YOUR TASK:
Search the material below for the word "this" and copy every line in which it occurs.

RECORD EXCERPTS:

┌────────

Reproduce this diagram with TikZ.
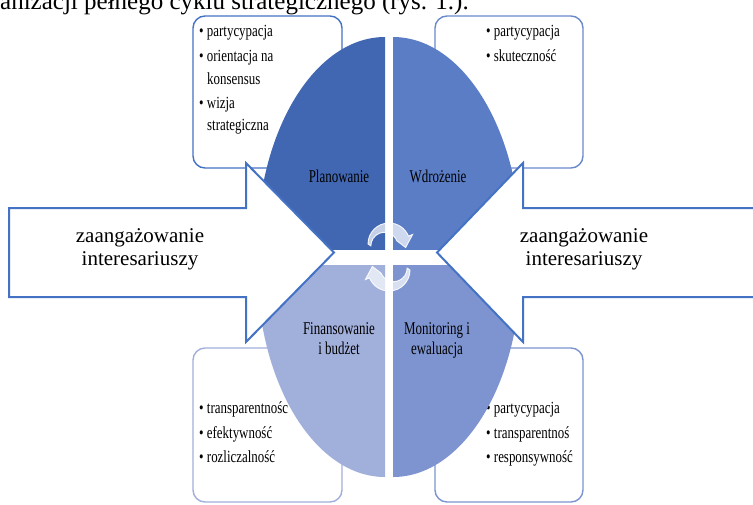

└────────
┌────────

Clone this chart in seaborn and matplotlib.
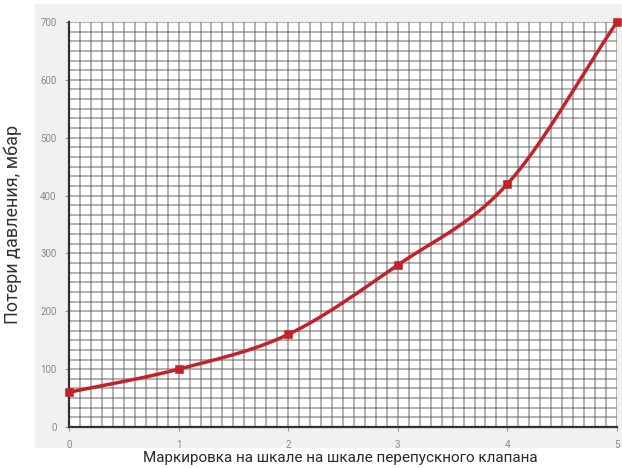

└────────
┌────────

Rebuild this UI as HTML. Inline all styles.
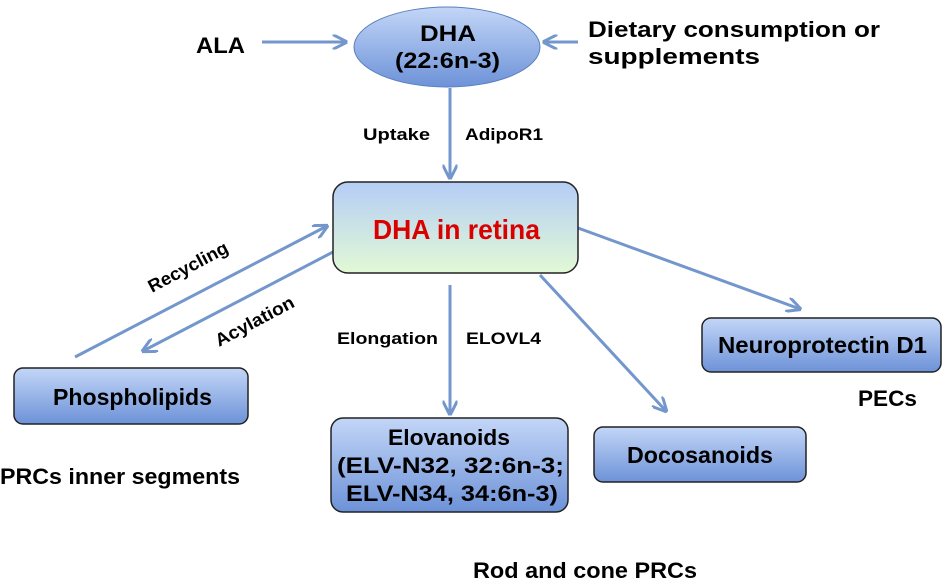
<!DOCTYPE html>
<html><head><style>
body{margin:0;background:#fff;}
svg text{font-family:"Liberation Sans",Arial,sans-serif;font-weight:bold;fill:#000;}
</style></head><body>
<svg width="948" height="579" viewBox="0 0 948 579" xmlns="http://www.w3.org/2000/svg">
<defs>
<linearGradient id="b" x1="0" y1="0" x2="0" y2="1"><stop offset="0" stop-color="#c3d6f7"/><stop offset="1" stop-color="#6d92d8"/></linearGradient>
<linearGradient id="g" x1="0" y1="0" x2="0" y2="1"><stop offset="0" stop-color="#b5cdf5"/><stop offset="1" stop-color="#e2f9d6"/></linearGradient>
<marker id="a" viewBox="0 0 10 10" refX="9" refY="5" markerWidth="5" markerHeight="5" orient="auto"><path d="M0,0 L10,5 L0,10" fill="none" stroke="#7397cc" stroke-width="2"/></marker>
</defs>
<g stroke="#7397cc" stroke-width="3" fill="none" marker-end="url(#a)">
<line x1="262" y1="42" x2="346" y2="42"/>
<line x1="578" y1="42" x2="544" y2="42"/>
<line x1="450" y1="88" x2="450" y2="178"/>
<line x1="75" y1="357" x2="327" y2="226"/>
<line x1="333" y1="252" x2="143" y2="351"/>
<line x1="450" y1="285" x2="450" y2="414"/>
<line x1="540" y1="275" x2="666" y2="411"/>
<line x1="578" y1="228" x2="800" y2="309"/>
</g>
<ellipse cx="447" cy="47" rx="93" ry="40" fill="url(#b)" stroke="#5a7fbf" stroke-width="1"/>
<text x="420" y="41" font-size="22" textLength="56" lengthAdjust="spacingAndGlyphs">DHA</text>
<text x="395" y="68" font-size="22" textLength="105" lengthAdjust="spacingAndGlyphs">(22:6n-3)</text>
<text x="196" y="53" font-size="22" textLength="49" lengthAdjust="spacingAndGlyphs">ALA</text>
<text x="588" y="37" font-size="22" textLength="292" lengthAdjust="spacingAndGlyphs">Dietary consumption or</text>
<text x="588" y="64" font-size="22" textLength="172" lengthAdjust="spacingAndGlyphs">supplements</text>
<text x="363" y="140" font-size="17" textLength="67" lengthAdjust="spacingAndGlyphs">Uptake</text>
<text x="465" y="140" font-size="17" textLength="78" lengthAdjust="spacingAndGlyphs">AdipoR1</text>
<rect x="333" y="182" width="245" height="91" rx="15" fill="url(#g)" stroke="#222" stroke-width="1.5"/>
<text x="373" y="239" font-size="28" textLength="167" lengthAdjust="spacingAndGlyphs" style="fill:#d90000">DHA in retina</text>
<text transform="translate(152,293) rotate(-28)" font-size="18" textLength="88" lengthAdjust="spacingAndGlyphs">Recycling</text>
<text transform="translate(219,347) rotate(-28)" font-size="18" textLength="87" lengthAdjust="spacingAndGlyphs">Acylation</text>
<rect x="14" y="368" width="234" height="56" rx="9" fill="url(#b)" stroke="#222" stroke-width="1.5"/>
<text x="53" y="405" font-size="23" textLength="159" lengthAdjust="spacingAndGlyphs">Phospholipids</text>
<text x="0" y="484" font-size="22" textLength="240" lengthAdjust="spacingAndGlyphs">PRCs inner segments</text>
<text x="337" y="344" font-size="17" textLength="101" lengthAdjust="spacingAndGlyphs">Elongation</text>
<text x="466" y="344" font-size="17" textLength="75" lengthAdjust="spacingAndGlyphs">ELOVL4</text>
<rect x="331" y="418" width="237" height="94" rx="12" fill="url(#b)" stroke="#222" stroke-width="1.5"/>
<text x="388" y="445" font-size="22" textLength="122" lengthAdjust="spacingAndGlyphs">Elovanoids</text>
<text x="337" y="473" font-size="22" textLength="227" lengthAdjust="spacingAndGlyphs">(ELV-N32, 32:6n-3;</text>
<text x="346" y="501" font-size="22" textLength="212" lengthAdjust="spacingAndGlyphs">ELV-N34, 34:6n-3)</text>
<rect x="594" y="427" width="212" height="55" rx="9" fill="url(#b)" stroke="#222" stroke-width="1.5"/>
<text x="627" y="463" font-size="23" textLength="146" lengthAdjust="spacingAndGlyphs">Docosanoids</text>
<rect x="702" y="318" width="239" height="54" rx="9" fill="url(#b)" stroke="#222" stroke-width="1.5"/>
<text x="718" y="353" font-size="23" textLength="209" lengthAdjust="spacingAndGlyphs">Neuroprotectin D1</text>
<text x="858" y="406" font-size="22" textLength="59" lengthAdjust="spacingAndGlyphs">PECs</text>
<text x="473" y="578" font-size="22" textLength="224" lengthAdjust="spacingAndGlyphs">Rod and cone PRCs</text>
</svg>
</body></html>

└────────

TASK ANSWER:
Reproduce this diagram with TikZ.
Clone this chart in seaborn and matplotlib.
Rebuild this UI as HTML. Inline all styles.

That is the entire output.